SGS-GNN: A Supervised Graph Sparsification method for Graph Neural Networks
Siddhartha Shankar Das, Naheed Anjum Arafat, Muftiqur Rahman, S M Ferdous, Alex Pothen, Mahantesh M Halappanavar
TL;DR
SGS-GNN introduces a supervised graph sparsifier that learns a global edge-distribution via EdgeMLP to sample sparse subgraphs for downstream GNNs. It couples two regularizers—assortativity for edge homophily and a consistency term aligning edge probabilities with embeddings—and augments the learned distribution with a degree-based prior to accelerate search. The method yields 4–7% average gains in F1 over comparable sparsifiers and up to 30% improvements on heterophilic graphs with only 20% of edges retained, while converging faster than fixed-distribution approaches.

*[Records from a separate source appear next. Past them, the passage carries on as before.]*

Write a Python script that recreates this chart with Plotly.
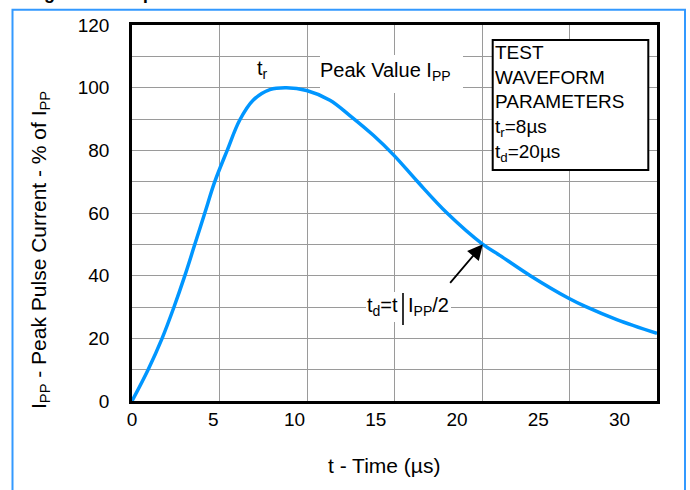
import numpy as np
import plotly.graph_objects as go

# ---- data ----
t_us = [0, 0.92, 1.72, 2.40, 3.02, 3.59, 4.16, 4.73, 5.44, 6.15, 6.92, 7.88, 8.83,
        9.98, 11.31, 12.45, 13.79, 14.97, 16.27, 18.0, 20.05, 21.04, 22.76, 24.95,
        25.9, 27.7, 30.0]
ipp_pct = [0, 10, 20, 30, 40, 50, 60, 70, 80, 89.6, 96.0, 99.4, 100,
           99.1, 96.0, 91.1, 84.8, 78.4, 70.3, 60, 50, 46.4, 40, 32.8,
           30.2, 26, 21.6]
x_tick_labels = [0, 5, 10, 15, 20, 25, 30]
y_tick_labels = [0, 20, 40, 60, 80, 100, 120]
params_text = ["TEST", "WAVEFORM", "PARAMETERS", "t<sub>r</sub>=8µs", "t<sub>d</sub>=20µs"]

# ---- figure geometry ----
W, H = 690, 490
L, R, T, B = 132, 33, 25, 89
PW, PH = W - L - R, H - T - B
XMAX, YMAX = 30, 120
FONT = "Liberation Sans, Arial, sans-serif"


def px(xp):
    return (xp - L) / PW


def py(yp):
    return (H - B - yp) / PH


def dx(xp):
    return px(xp) * XMAX


def dy(yp):
    return py(yp) * YMAX


# t_d: time where current falls back to 50 % (from the data, descending part)
ipk = int(np.argmax(ipp_pct))
td = float(np.interp(50, ipp_pct[ipk:][::-1], t_us[ipk:][::-1]))

fig = go.Figure()
fig.add_trace(go.Scatter(
    x=t_us, y=ipp_pct, mode="lines",
    line=dict(color="#0096ff", width=3.5, shape="spline", smoothing=1.0),
    showlegend=False, hoverinfo="skip"))
# invisible helper trace so the tick-label axis is drawn
fig.add_trace(go.Scatter(
    x=x_tick_labels, y=[0] * len(x_tick_labels), xaxis="x2", mode="markers",
    marker=dict(opacity=0), showlegend=False, hoverinfo="skip"))

grid = "#9a9a9a"
fig.update_layout(
    width=W, height=H,
    margin=dict(l=L, r=R, t=T, b=B, pad=0),
    paper_bgcolor="white", plot_bgcolor="white",
    font=dict(family=FONT, color="black", size=19),
    showlegend=False,
    xaxis=dict(range=[0, XMAX], dtick=5, tick0=0, showticklabels=False, ticks="",
               showgrid=True, gridcolor=grid, gridwidth=1.2, zeroline=False,
               showline=True, mirror=True, linecolor="black", linewidth=2.5),
    xaxis2=dict(overlaying="x", anchor="y", side="bottom", range=[0, 32.3],
                tickmode="array", tickvals=x_tick_labels,
                ticktext=[str(v) for v in x_tick_labels],
                showgrid=False, zeroline=False, showline=False, ticks="",
                ticklabelstandoff=5, tickfont=dict(size=19, family=FONT)),
    yaxis=dict(range=[0, YMAX], tickmode="array", tickvals=y_tick_labels,
               ticktext=[str(v) for v in y_tick_labels],
               ticks="", ticklabelstandoff=16, tickfont=dict(size=19, family=FONT),
               showgrid=True, gridcolor=grid, gridwidth=1.2, zeroline=False,
               minor=dict(dtick=10, tick0=0, showgrid=True, gridcolor=grid, gridwidth=1.2),
               showline=True, mirror=True, linecolor="black", linewidth=2.5),
)

shapes = [
    # light-blue outer frame
    dict(type="rect", xref="paper", yref="paper", x0=px(12.5), x1=px(685),
         y0=py(530), y1=py(9.7), line=dict(color="#3399ff", width=2), layer="below"),
    # white box behind "Peak Value"
    dict(type="rect", xref="x", yref="y", x0=dx(320), x1=dx(463), y0=dy(93), y1=dy(55),
         fillcolor="white", line=dict(width=0), layer="between"),
    # white box behind t_d label
    dict(type="rect", xref="x", yref="y", x0=dx(366), x1=dx(451), y0=dy(322), y1=dy(292),
         fillcolor="white", line=dict(width=0), layer="between"),
    # parameter box
    dict(type="rect", xref="x", yref="y", x0=dx(492.7), x1=dx(648.3), y0=dy(170), y1=dy(40),
         fillcolor="white", line=dict(color="black", width=2), layer="between"),
    # vertical bar in t_d label
    dict(type="line", xref="x", yref="y", x0=dx(403), x1=dx(403), y0=dy(325), y1=dy(293),
         line=dict(color="black", width=1.6), layer="above"),
]
fig.update_layout(shapes=shapes)

C = dict(xanchor="center", yanchor="middle", showarrow=False,
         xref="paper", yref="paper")
ann = []
ann.append(dict(C, text="t<sub>r</sub>", x=px(262), y=py(70), font=dict(size=20)))
ann.append(dict(C, text="Peak Value I<sub>PP</sub>", x=px(385.5), y=py(71),
                font=dict(size=20)))
ann.append(dict(C, text="t<sub>d</sub>=t", x=px(400), y=py(306), xanchor="right",
                font=dict(size=20)))
ann.append(dict(C, text="I<sub>PP</sub>/2", x=px(406), y=py(306), xanchor="left",
                font=dict(size=20)))
ann.append(dict(text="", xref="x", yref="y", x=td, y=50, ax=-34, ay=40,
                showarrow=True, arrowhead=2, arrowsize=1.7, arrowwidth=1.8,
                arrowcolor="black", standoff=0))
ann.append(dict(C, text="<br>".join(params_text), x=px(493), y=py(40),
                xanchor="left", yanchor="top", align="left", font=dict(size=19)))
ann.append(dict(C, text="I<sub>PP</sub> - Peak Pulse Current - % of I<sub>PP</sub>",
                x=px(40), y=py(250), textangle=-90, font=dict(size=21)))
ann.append(dict(C, text="t - Time (µs)", x=px(384), y=py(465), font=dict(size=21)))
ann.append(dict(C, text="<b>Figure 3. 8/20µs Pulse Waveform</b>", x=px(26), y=py(-7),
                xanchor="left", font=dict(size=18)))
fig.update_layout(annotations=ann)

fig.write_html("out.html", config={"displayModeBar": False},
               post_script="document.body.style.margin='0px';")
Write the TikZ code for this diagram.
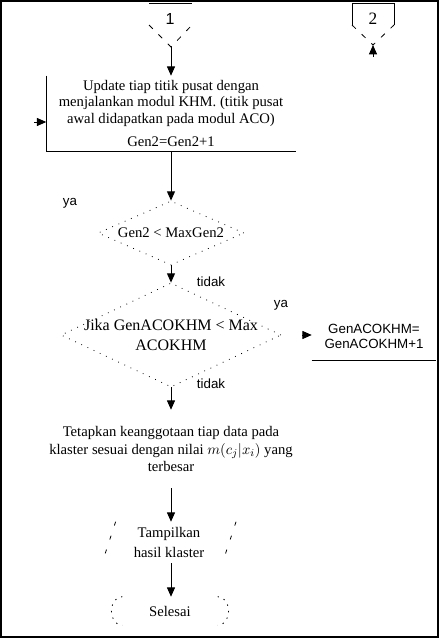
\documentclass[tikz,border=0pt]{standalone}
\usepackage{fontspec}
\setmainfont{Liberation Serif}
\setsansfont{Liberation Sans}
\usetikzlibrary{arrows.meta, shapes.geometric}
\tikzset{
	arr/.style={-{Triangle[width=6pt,length=7pt]}, line width=0.75pt},
	edge/.style={line width=0.75pt},
	offdash/.style={line width=0.6pt, dash pattern=on 4pt off 6pt},
	decision/.style={draw, diamond, inner sep=0pt, line width=0.6pt, dash pattern=on 0.6pt off 4.5pt},
	txt/.style={align=center, inner sep=0pt, font=\fontsize{11}{12.4}\selectfont},
	lbl/.style={inner sep=0pt, font=\sffamily\fontsize{10}{12}\selectfont},
	% display and terminal shapes, only their sides are drawn
	iobox/.style={trapezium, trapezium left angle=66, trapezium right angle=114, trapezium stretches body=true, inner sep=0pt},
	sidedash/.style={line width=0.6pt, dash pattern=on 3pt off 8pt},
	enddot/.style={line width=0.6pt, dash pattern=on 1pt off 4pt},
}
\begin{document}
\begin{tikzpicture}[x=0.75pt, y=-0.75pt]
	\useasboundingbox (0,0) rectangle (440,639);
	\draw[line width=1.5pt] (1,0.5) rectangle (438,637);
	
	% off-page connectors
	\node (off1) [font=\sffamily\fontsize{12}{14}\selectfont] at (170,19) {1};
	\draw[edge] (149,3) -- (192,3);
	\draw[offdash] (149,25) -- (171,47) coordinate (off1tip) -- (192,25);
	
	\node (off2) [font=\fontsize{13}{14}\selectfont] at (373,19) {2};
	\draw[edge] (352,25) -- (352,3) -- (394,3) -- (394,25);
	\draw[offdash] (352,25) -- (373,45) coordinate (off2tip) -- (394,25);
	
	% main flow
	\node (upd) [txt, minimum width=186.75pt, minimum height=56.25pt] at (171,113.5)
		{Update tiap titik pusat dengan\\ menjalankan modul KHM. (titik pusat\\ awal didapatkan pada modul ACO)\\[5.5pt] Gen2=Gen2+1};
	\draw[edge] (upd.north west) -- (upd.south west) -- (upd.south east);
	
	\node (cek1) [decision, minimum width=109.5pt, minimum height=48pt] at (171,233) {};
	\node (cek1txt) [txt] at (cek1) {Gen2 < MaxGen2};
	
	\node (cek2) [decision, minimum width=165pt, minimum height=78pt] at (171,335) {};
	\node (cek2txt) [txt, font=\fontsize{12}{15}\selectfont] at (cek2) {Jika GenACOKHM < Max\\ ACOKHM};
	
	\node (gen) [align=center, inner sep=0pt, minimum width=93pt, minimum height=35pt, font=\sffamily\fontsize{10}{11}\selectfont] at (374,336.5) {GenACOKHM=\\GenACOKHM+1};
	\draw[edge] (gen.south west) -- (gen.south east);
	
	\node (tetap) [txt, font=\fontsize{11}{13}\selectfont, minimum height=58.5pt] at (171,449)
		{Tetapkan keanggotaan tiap data pada\\ klaster sesuai dengan nilai $m(c_j|x_i)$ yang\\ terbesar};
	
	\node (tampil) [iobox, txt, font=\fontsize{11}{15}\selectfont, minimum width=100pt, minimum height=30.75pt] at (169,542.5) {Tampilkan\\ hasil klaster};
	\draw[sidedash] (tampil.top left corner) -- (tampil.bottom left corner);
	\draw[sidedash] (tampil.top right corner) -- (tampil.bottom right corner);
	
	\node (selesai) [txt, minimum width=87pt, minimum height=21pt] at (170,611) {Selesai};
	\draw[enddot] ([xshift=8pt]selesai.north west) .. controls ([xshift=-3pt]selesai.north west) and ([xshift=-3pt]selesai.south west) .. ([xshift=8pt]selesai.south west);
	\draw[enddot] ([xshift=-8pt]selesai.north east) .. controls ([xshift=3pt]selesai.north east) and ([xshift=3pt]selesai.south east) .. ([xshift=-8pt]selesai.south east);
	
	% labels
	\node (ya1) [lbl] at (70,203) {ya};
	\node (tidak1) [lbl] at (211,282) {tidak};
	\node (ya2) [lbl] at (281,305) {ya};
	\node (tidak2) [lbl] at (211,384) {tidak};
	
	% free ends
	\coordinate (yain) at (34,122);
	\coordinate (ya2in) at (302,335);
	\coordinate (off2in) at (373,57);
	
	\begin{scope}[arr]
		\draw (off1tip) -- (off1tip |- upd.north);
		\draw (upd.south) -- (cek1.north);
		\draw (cek1.south) -- (cek2.north);
		\draw (cek2.south) -- (tetap.north);
		\draw (tetap.south) -- (tetap.south |- tampil.north);
		\draw (tetap.south |- tampil.south) -- (tetap.south |- selesai.north);
		
		\draw (yain) -- (yain -| upd.west);
		\draw (ya2in) -- (ya2in -| gen.west);
		\draw (off2in) -- (off2tip);
	\end{scope}
\end{tikzpicture}
\end{document}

Empirically, SGS-GNN demonstrates strong performance across 33 graphs (homophilic and heterophilic) and remains scalable through batch processing and ensemble inference. The approach offers practical impact by reducing inference cost while preserving or enhancing predictive accuracy in challenging graph settings.
Abstract
We propose SGS-GNN, a novel supervised graph sparsifier that learns the sampling probability distribution of edges and samples sparse subgraphs of a user-specified size to reduce the computational costs required by GNNs for inference tasks on large graphs. SGS-GNN employs regularizers in the loss function to enhance homophily in sparse subgraphs, boosting the accuracy of GNNs on heterophilic graphs, where a significant number of the neighbors of a node have dissimilar labels. SGS-GNN also supports conditional updates of the probability distribution learning module based on a prior, which helps narrow the search space for sparse graphs. SGS-GNN requires fewer epochs to obtain high accuracies since it learns the search space of subgraphs more effectively than methods using fixed distributions such as random sampling. Extensive experiments using 33 homophilic and heterophilic graphs demonstrate the following: (i) with only 20% of edges retained in the sparse subgraphs, SGS-GNN improves the F1-scores by a geometric mean of 4% relative to the original graph; on heterophilic graphs, the prediction accuracy is better up to 30%. (ii) SGS-GNN outperforms state-of-the-art methods with improvement in F1-scores of 4-7% in geometric mean with similar sparsities in the sampled subgraphs, and (iii) compared to sparsifiers that employ fixed distributions, SGS-GNN requires about half the number of epochs to converge.